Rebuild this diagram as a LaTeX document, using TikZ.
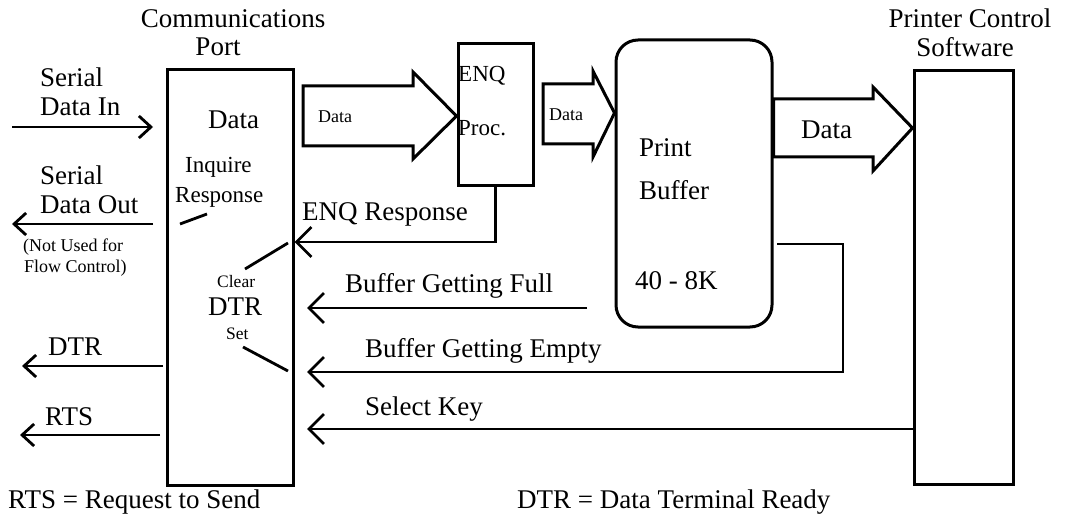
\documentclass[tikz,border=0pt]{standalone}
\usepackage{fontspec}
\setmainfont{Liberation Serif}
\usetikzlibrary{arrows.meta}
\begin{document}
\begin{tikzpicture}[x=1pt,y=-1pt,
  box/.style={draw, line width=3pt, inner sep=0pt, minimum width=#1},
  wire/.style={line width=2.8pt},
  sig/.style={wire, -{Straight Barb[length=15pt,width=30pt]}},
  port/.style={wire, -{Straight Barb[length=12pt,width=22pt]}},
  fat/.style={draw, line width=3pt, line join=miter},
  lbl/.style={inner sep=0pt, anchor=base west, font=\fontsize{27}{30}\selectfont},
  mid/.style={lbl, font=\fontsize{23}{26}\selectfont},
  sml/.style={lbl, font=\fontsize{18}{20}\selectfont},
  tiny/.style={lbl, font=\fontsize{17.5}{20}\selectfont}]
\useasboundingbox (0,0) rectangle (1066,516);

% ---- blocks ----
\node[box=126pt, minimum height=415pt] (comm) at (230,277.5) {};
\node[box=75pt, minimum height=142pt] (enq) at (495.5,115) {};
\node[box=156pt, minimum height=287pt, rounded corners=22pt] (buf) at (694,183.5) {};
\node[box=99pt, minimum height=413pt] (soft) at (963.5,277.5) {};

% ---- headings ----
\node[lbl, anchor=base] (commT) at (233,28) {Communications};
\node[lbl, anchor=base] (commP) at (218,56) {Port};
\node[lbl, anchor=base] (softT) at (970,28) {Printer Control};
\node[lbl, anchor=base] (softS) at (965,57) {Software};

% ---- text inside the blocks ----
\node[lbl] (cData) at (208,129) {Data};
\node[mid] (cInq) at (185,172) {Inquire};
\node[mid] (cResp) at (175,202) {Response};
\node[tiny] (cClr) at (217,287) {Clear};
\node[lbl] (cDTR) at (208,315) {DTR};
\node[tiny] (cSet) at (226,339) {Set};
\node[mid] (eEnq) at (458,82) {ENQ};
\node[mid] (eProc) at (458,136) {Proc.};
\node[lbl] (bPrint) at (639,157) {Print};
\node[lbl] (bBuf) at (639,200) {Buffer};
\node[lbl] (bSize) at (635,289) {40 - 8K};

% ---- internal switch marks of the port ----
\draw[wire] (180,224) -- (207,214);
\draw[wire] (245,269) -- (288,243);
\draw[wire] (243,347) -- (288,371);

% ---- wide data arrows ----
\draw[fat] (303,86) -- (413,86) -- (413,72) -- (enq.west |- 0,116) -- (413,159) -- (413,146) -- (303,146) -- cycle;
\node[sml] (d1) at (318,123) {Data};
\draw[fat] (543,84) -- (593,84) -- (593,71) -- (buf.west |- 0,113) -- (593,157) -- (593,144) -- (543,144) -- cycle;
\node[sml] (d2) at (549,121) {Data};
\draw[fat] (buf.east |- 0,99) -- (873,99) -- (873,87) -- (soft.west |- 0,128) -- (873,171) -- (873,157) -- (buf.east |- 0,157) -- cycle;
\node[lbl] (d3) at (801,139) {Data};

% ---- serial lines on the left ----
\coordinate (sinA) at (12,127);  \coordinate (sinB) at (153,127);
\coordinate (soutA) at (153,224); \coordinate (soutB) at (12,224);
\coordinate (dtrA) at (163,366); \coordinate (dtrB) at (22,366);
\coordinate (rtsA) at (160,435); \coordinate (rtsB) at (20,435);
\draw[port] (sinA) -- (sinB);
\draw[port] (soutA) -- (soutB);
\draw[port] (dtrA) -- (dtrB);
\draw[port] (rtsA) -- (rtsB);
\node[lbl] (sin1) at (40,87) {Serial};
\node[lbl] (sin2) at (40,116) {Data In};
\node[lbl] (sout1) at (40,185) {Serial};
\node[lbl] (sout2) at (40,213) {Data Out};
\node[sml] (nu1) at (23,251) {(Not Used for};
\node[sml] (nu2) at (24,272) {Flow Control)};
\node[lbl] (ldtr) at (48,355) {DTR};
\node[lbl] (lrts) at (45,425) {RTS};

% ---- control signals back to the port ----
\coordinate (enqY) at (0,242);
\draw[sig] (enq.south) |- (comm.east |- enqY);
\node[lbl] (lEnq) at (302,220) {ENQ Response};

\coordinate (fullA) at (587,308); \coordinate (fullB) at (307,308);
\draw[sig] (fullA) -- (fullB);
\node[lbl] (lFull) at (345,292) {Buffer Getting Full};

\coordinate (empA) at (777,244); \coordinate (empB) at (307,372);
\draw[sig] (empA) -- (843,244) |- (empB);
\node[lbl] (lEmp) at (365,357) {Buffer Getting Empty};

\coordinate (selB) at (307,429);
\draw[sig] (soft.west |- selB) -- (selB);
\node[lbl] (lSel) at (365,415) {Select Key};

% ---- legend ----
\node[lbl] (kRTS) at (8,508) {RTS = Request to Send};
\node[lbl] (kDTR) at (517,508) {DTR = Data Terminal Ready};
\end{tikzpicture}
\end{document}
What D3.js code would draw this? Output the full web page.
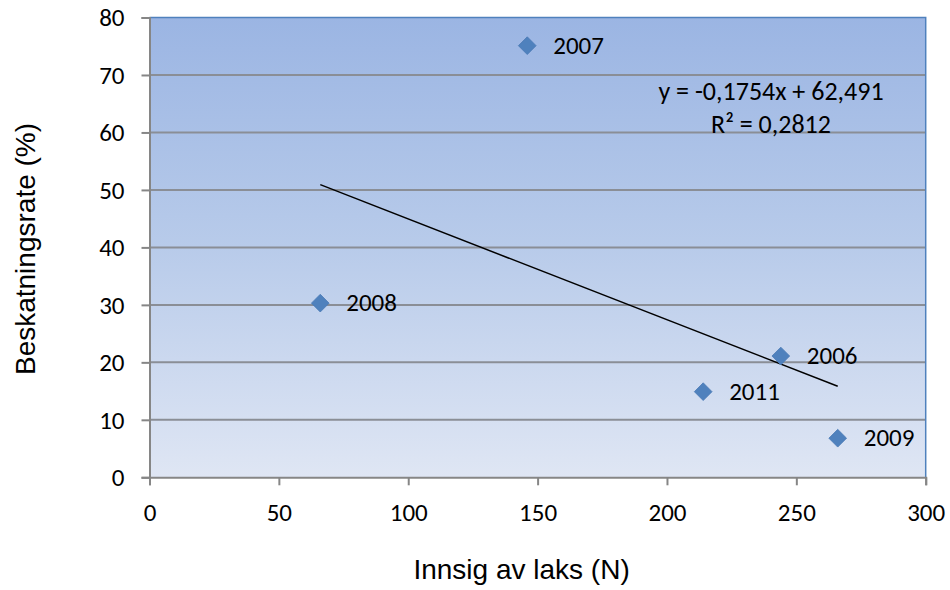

-.-.-

# SET PROBLEM:
Review the material and copy each line in which the word "this" appears.

# WRITTEN RESPONSE:
Rebuild this diagram as a LaTeX document, using TikZ.
What D3.js code would draw this? Output the full web page.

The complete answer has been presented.